Being all iron, these skillets can go in a conventional oven, not just on top of the stove. That means you can bake a cake or pie (fruit for dessert or meat for a meal), bake a deep-dish pizza, bake bread, roast meat, slow-cook pork so it’s extra moist, and heat leftovers (with far better taste than if heated by microwave).

Still not convinced? A cast iron skillet also can be used over an outdoor grill or even over a campfire. Did I mention that cooking with iron cookware increases your iron intake? It does. Really.

Seasoning Cast Iron Keeps Food from Sticking

You’ll have to keep some good potholders or mittens handy, and hot pads for preventing burns to a counter or table. You’ll also need cooking oil to prevent sticking and to season your iron skillet.

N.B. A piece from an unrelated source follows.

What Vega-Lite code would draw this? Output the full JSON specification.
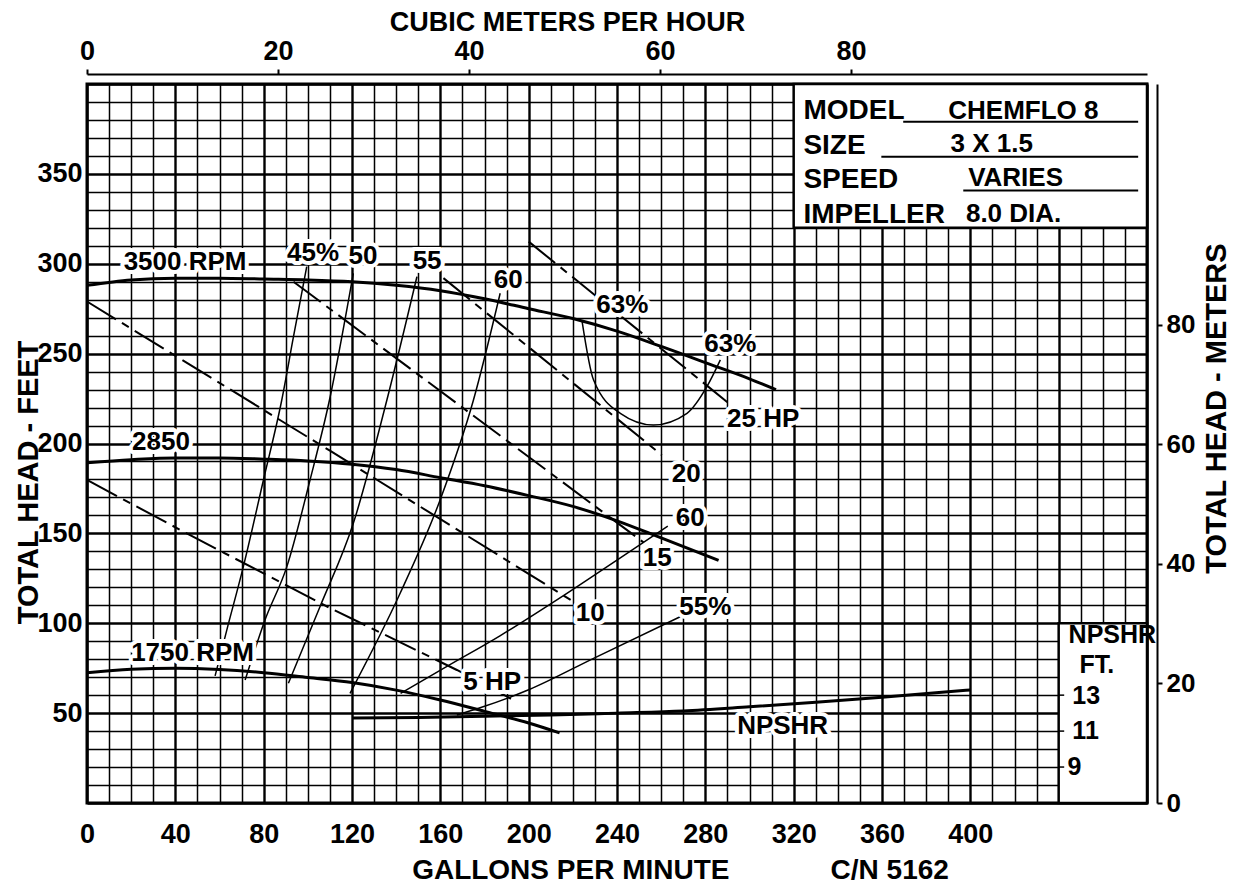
{
  "$schema": "https://vega.github.io/schema/vega-lite/v6.json",
  "width": 1060,
  "height": 719,
  "autosize": {"type": "none"},
  "padding": {"left": 87, "top": 84, "right": 91, "bottom": 81},
  "background": "white",
  "config": {
    "view": {"stroke": "black", "strokeWidth": 3},
    "font": "Liberation Sans",
    "text": {"font": "Liberation Sans", "fontWeight": "bold", "color": "black"},
    "axis": {
      "labelFont": "Liberation Sans", "labelFontWeight": "bold", "labelColor": "black",
      "titleFont": "Liberation Sans", "titleFontWeight": "bold", "titleColor": "black",
      "labelFlush": false, "labelOverlap": false
    }
  },
  "datasets": {
    "head": [
      {"s": "3500", "q": 0, "h": 288}, {"s": "3500", "q": 20, "h": 291}, {"s": "3500", "q": 40, "h": 292}, {"s": "3500", "q": 60, "h": 292}, {"s": "3500", "q": 80, "h": 291.5}, {"s": "3500", "q": 100, "h": 291}, {"s": "3500", "q": 120, "h": 290}, {"s": "3500", "q": 140, "h": 288}, {"s": "3500", "q": 160, "h": 285}, {"s": "3500", "q": 180, "h": 280.5}, {"s": "3500", "q": 200, "h": 275}, {"s": "3500", "q": 220, "h": 269.5}, {"s": "3500", "q": 240, "h": 262.5}, {"s": "3500", "q": 260, "h": 254}, {"s": "3500", "q": 280, "h": 245}, {"s": "3500", "q": 300, "h": 236}, {"s": "3500", "q": 312, "h": 230},
      {"s": "2850", "q": 0, "h": 189.3}, {"s": "2850", "q": 20, "h": 191}, {"s": "2850", "q": 40, "h": 192}, {"s": "2850", "q": 60, "h": 192}, {"s": "2850", "q": 80, "h": 191.3}, {"s": "2850", "q": 100, "h": 190.3}, {"s": "2850", "q": 120, "h": 188.5}, {"s": "2850", "q": 140, "h": 185.5}, {"s": "2850", "q": 160, "h": 181}, {"s": "2850", "q": 180, "h": 176.5}, {"s": "2850", "q": 200, "h": 171}, {"s": "2850", "q": 220, "h": 165}, {"s": "2850", "q": 240, "h": 157}, {"s": "2850", "q": 260, "h": 147.5}, {"s": "2850", "q": 286, "h": 135},
      {"s": "1750", "q": 0, "h": 72.5}, {"s": "1750", "q": 20, "h": 74.4}, {"s": "1750", "q": 40, "h": 75}, {"s": "1750", "q": 60, "h": 74.3}, {"s": "1750", "q": 80, "h": 72.5}, {"s": "1750", "q": 100, "h": 69.8}, {"s": "1750", "q": 120, "h": 67}, {"s": "1750", "q": 140, "h": 62.8}, {"s": "1750", "q": 160, "h": 57.3}, {"s": "1750", "q": 180, "h": 51}, {"s": "1750", "q": 200, "h": 44.5}, {"s": "1750", "q": 214, "h": 39}
    ],
    "npshr": [
      {"q": 120, "h": 47.3}, {"q": 150, "h": 47.6}, {"q": 180, "h": 48.3}, {"q": 210, "h": 48.9}, {"q": 240, "h": 50}, {"q": 270, "h": 51.2}, {"q": 300, "h": 53.5}, {"q": 330, "h": 56}, {"q": 360, "h": 58.8}, {"q": 400, "h": 62.9}
    ],
    "eff": [
      {"s": "45", "q": 58, "h": 70.7}, {"s": "45", "q": 63.3, "h": 96.2}, {"s": "45", "q": 70.8, "h": 131.5}, {"s": "45", "q": 79.9, "h": 179.7}, {"s": "45", "q": 88.2, "h": 224.2}, {"s": "45", "q": 93.5, "h": 259.4}, {"s": "45", "q": 99.5, "h": 298.4},
      {"s": "50", "q": 71.6, "h": 68.4}, {"s": "50", "q": 80.6, "h": 101.8}, {"s": "50", "q": 90.5, "h": 131.5}, {"s": "50", "q": 101, "h": 179.7}, {"s": "50", "q": 109.8, "h": 224.2}, {"s": "50", "q": 120.6, "h": 294.7},
      {"s": "55", "q": 91.2, "h": 66.6}, {"s": "55", "q": 105.5, "h": 109.2}, {"s": "55", "q": 120.6, "h": 155.6}, {"s": "55", "q": 135.8, "h": 224.2}, {"s": "55", "q": 149.4, "h": 292.8},
      {"s": "60", "q": 119.1, "h": 61}, {"s": "60", "q": 141.8, "h": 116.7}, {"s": "60", "q": 159.9, "h": 168.6}, {"s": "60", "q": 175, "h": 224.2}, {"s": "60", "q": 187.1, "h": 283.6},
      {"s": "60R", "q": 142, "h": 61}, {"s": "60R", "q": 163, "h": 76}, {"s": "60R", "q": 187, "h": 93}, {"s": "60R", "q": 214, "h": 114}, {"s": "60R", "q": 241, "h": 136}, {"s": "60R", "q": 263, "h": 154},
      {"s": "55R", "q": 167.5, "h": 49}, {"s": "55R", "q": 178, "h": 53}, {"s": "55R", "q": 200, "h": 63}, {"s": "55R", "q": 229.4, "h": 80.5}, {"s": "55R", "q": 268.6, "h": 103.6},
      {"s": "63", "q": 224.1, "h": 268.7}, {"s": "63", "q": 229.4, "h": 235.3}, {"s": "63", "q": 241.5, "h": 216.8}, {"s": "63", "q": 256.5, "h": 210.3}, {"s": "63", "q": 271.7, "h": 216.8}, {"s": "63", "q": 280.7, "h": 231.6}, {"s": "63", "q": 286.8, "h": 246.5}
    ],
    "hp": [
      {"s": "5", "q": 0, "h": 179.7}, {"s": "5", "q": 46.7, "h": 149}, {"s": "5", "q": 110, "h": 108.5}, {"s": "5", "q": 167.5, "h": 74}, {"s": "5", "q": 192, "h": 58},
      {"s": "10", "q": 0, "h": 279}, {"s": "10", "q": 110, "h": 196}, {"s": "10", "q": 219, "h": 113},
      {"s": "15", "q": 93.5, "h": 290}, {"s": "15", "q": 252, "h": 145},
      {"s": "20", "q": 161.4, "h": 292}, {"s": "20", "q": 260.3, "h": 193.6},
      {"s": "25", "q": 200, "h": 312.3}, {"s": "25", "q": 290, "h": 223}
    ],
    "labels": [
      {"q": 44.4, "h": 300.7, "t": "3500 RPM"},
      {"q": 102.4, "h": 306, "t": "45%"},
      {"q": 125, "h": 304.3, "t": "50"},
      {"q": 154, "h": 301.5, "t": "55"},
      {"q": 190.7, "h": 291, "t": "60"},
      {"q": 242.4, "h": 277, "t": "63%"},
      {"q": 291.3, "h": 255.4, "t": "63%"},
      {"q": 306.2, "h": 213.6, "t": "25 HP"},
      {"q": 271.3, "h": 183, "t": "20"},
      {"q": 273.2, "h": 158.8, "t": "60"},
      {"q": 258.2, "h": 136.3, "t": "15"},
      {"q": 227.9, "h": 105.7, "t": "10"},
      {"q": 280, "h": 108.8, "t": "55%"},
      {"q": 183.5, "h": 67.3, "t": "5 HP"},
      {"q": 315, "h": 42.8, "t": "NPSHR"},
      {"q": 33.5, "h": 200.6, "t": "2850"},
      {"q": 47.8, "h": 83.7, "t": "1750 RPM"}
    ],
    "boxes": [
      {"q": 320, "q2": 480, "h": 320, "h2": 400},
      {"q": 440, "q2": 480, "h": 0, "h2": 100}
    ],
    "underlines": [
      {"q": 369.6, "q2": 476, "h": 379},
      {"q": 359.7, "q2": 476, "h": 359.5},
      {"q": 396.8, "q2": 476, "h": 340.7}
    ],
    "nticks": [
      {"q": 440, "q2": 442.5, "h": 20},
      {"q": 440, "q2": 442.5, "h": 40},
      {"q": 440, "q2": 442.5, "h": 60}
    ],
    "boxlabels": [
      {"q": 324.4, "h": 380.5, "t": "MODEL"},
      {"q": 324.4, "h": 361.3, "t": "SIZE"},
      {"q": 324.4, "h": 342.2, "t": "SPEED"},
      {"q": 324.4, "h": 322.5, "t": "IMPELLER"}
    ],
    "boxvalues": [
      {"q": 390, "h": 380.5, "t": "CHEMFLO 8"},
      {"q": 391, "h": 361.9, "t": "3 X 1.5"},
      {"q": 399, "h": 343, "t": "VARIES"},
      {"q": 398, "h": 323, "t": "8.0 DIA."}
    ],
    "npsbox": [
      {"q": 444.5, "h": 93.5, "t": "NPSHR"},
      {"q": 449.4, "h": 76.5, "t": "FT."},
      {"q": 446.2, "h": 59.5, "t": "13"},
      {"q": 446.2, "h": 40, "t": "11"},
      {"q": 444, "h": 20, "t": "9"}
    ],
    "metric": [{"m3h": 0, "m": 0}]
  },
  "layer": [
    {
      "encoding": {
        "x": {
          "field": "q", "type": "quantitative",
          "scale": {"domain": [0, 480], "nice": false, "zero": true},
          "axis": {
            "orient": "bottom",
            "values": [0,10,20,30,40,50,60,70,80,90,100,110,120,130,140,150,160,170,180,190,200,210,220,230,240,250,260,270,280,290,300,310,320,330,340,350,360,370,380,390,400,410,420,430,440,450,460,470,480],
            "labelExpr": "datum.value % 40 === 0 && datum.value <= 400 ? datum.label : ''",
            "grid": true, "gridColor": "black", "gridOpacity": 1,
            "gridWidth": {"condition": {"test": "datum.value % 40 === 0", "value": 2.4}, "value": 1.5},
            "ticks": false, "domain": false,
            "labelFontSize": 27, "labelPadding": 18,
            "title": "GALLONS PER MINUTE\u00a0\u00a0\u00a0\u00a0\u00a0\u00a0\u00a0\u00a0\u00a0\u00a0\u00a0\u00a0\u00a0C/N 5162",
            "titleFontSize": 28, "titleX": 593, "titleY": 75, "titleAlign": "center", "titleBaseline": "alphabetic", "titleAngle": 0
          }
        },
        "y": {
          "field": "h", "type": "quantitative",
          "scale": {"domain": [0, 400], "nice": false, "zero": true},
          "axis": {
            "orient": "left",
            "values": [0,10,20,30,40,50,60,70,80,90,100,110,120,130,140,150,160,170,180,190,200,210,220,230,240,250,260,270,280,290,300,310,320,330,340,350,360,370,380,390,400],
            "labelExpr": "datum.value % 50 === 0 && datum.value > 0 && datum.value < 400 ? datum.label : ''",
            "grid": true, "gridColor": "black", "gridOpacity": 1,
            "gridWidth": {"condition": {"test": "datum.value % 50 === 0", "value": 2.6}, "value": 1.5},
            "ticks": false, "domain": false,
            "labelFontSize": 27, "labelPadding": 5,
            "title": "TOTAL HEAD - FEET",
            "titleFontSize": 29, "titleX": -59, "titleY": 398, "titleAlign": "center", "titleBaseline": "middle", "titleAngle": -90
          }
        }
      },
      "layer": [
        {
          "data": {"name": "hp"},
          "mark": {"type": "line", "color": "black", "strokeWidth": 2, "strokeDash": [34, 7, 8, 7]},
          "encoding": {"detail": {"field": "s", "type": "nominal"}}
        },
        {
          "data": {"name": "eff"},
          "mark": {"type": "line", "color": "black", "strokeWidth": 1.5, "interpolate": "monotone"},
          "encoding": {"detail": {"field": "s", "type": "nominal"}}
        },
        {
          "data": {"name": "head"},
          "mark": {"type": "line", "color": "black", "strokeWidth": 3, "interpolate": "monotone"},
          "encoding": {"detail": {"field": "s", "type": "nominal"}}
        },
        {
          "data": {"name": "npshr"},
          "mark": {"type": "line", "color": "black", "strokeWidth": 3, "interpolate": "monotone"},
          "encoding": {}
        },
        {
          "data": {"name": "labels"},
          "mark": {"type": "text", "fontSize": 26, "fontWeight": "bold", "align": "center", "baseline": "middle", "fill": "white", "stroke": "white", "strokeWidth": 8, "strokeJoin": "round"},
          "encoding": {"text": {"field": "t", "type": "nominal"}}
        },
        {
          "data": {"name": "labels"},
          "mark": {"type": "text", "fontSize": 26, "fontWeight": "bold", "align": "center", "baseline": "middle", "color": "black"},
          "encoding": {"text": {"field": "t", "type": "nominal"}}
        },
        {
          "data": {"name": "boxes"},
          "mark": {"type": "rect", "fill": "white", "stroke": "black", "strokeWidth": 2.5},
          "encoding": {"x2": {"field": "q2"}, "y2": {"field": "h2"}}
        },
        {
          "data": {"name": "underlines"},
          "mark": {"type": "rule", "color": "black", "strokeWidth": 2},
          "encoding": {"x2": {"field": "q2"}}
        },
        {
          "data": {"name": "nticks"},
          "mark": {"type": "rule", "color": "black", "strokeWidth": 1.5},
          "encoding": {"x2": {"field": "q2"}}
        },
        {
          "data": {"name": "boxlabels"},
          "mark": {"type": "text", "fontSize": 28, "fontWeight": "bold", "align": "left", "baseline": "alphabetic", "color": "black"},
          "encoding": {"text": {"field": "t", "type": "nominal"}}
        },
        {
          "data": {"name": "boxvalues"},
          "mark": {"type": "text", "fontSize": 26, "fontWeight": "bold", "align": "left", "baseline": "alphabetic", "color": "black"},
          "encoding": {"text": {"field": "t", "type": "nominal"}}
        },
        {
          "data": {"name": "npsbox"},
          "mark": {"type": "text", "fontSize": 25, "fontWeight": "bold", "align": "left", "baseline": "middle", "color": "black"},
          "encoding": {"text": {"field": "t", "type": "nominal"}}
        }
      ]
    },
    {
      "data": {"name": "metric"},
      "mark": {"type": "point", "opacity": 0},
      "encoding": {
        "x": {
          "field": "m3h", "type": "quantitative",
          "scale": {"domain": [0, 111], "nice": false, "zero": true},
          "axis": {
            "orient": "top", "offset": 10, "values": [0, 20, 40, 60, 80], "grid": false,
            "domainColor": "black", "domainWidth": 2, "tickColor": "black", "tickWidth": 2, "tickSize": 5,
            "labelFontSize": 27, "labelPadding": 4,
            "title": "CUBIC METERS PER HOUR", "titleFontSize": 27, "titleX": 480, "titleY": -44,
            "titleAlign": "center", "titleBaseline": "alphabetic", "titleAngle": 0
          }
        },
        "y": {
          "field": "m", "type": "quantitative",
          "scale": {"domain": [0, 120.3], "nice": false, "zero": true},
          "axis": {
            "orient": "right", "offset": 10, "values": [0, 20, 40, 60, 80], "grid": false,
            "domainColor": "black", "domainWidth": 2, "tickColor": "black", "tickWidth": 2, "tickSize": 5,
            "labelFontSize": 26, "labelPadding": 4,
            "title": "TOTAL HEAD - METERS", "titleFontSize": 29, "titleX": 59, "titleY": 324,
            "titleAlign": "center", "titleBaseline": "middle", "titleAngle": -90
          }
        }
      }
    }
  ],
  "resolve": {"scale": {"x": "independent", "y": "independent"}}
}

Season the skillet? Your skillet will last, if not forever, at least for generations. Seriously. You may want to do this in your home kitchen and then move the skillets to the RV. Here’s how:

  1. While it is still warm, hand wash your skillet with salt and hot water, scrubbing with a nylon brush and/or plastic scouring pad. (Never use a wire brush or metal scouring pad on cast iron.)
  2. Pat dry as thoroughly as possible, then heat on the stovetop for about 10 minutes. This prevents rust.
  3. Preheat your oven to 325 degrees.
  4. Use a paper towel to rub the skillet, inside and out, with cooking oil.
  5. Place upside down on the middle oven rack, over a cooking tray or foil for drips.
  6. Bake for an hour.
  7. Allow to cool with the oven door open.
  8. Remove when cool, but use a mitt to be safe.

Seasoning should last for months — without food sticking. Wash between seasonings with hot water or salt/hot water, and a nylon brush and/or plastic pad, but no soap; dry on top of the stove, using heat as above. Lightly coat the inside after drying with cooking oil. If food begins to stick, do steps 1-8 again.

Is there a downside? Cast iron is heavy. It may not be a good choice for children — but you’ll be there to help.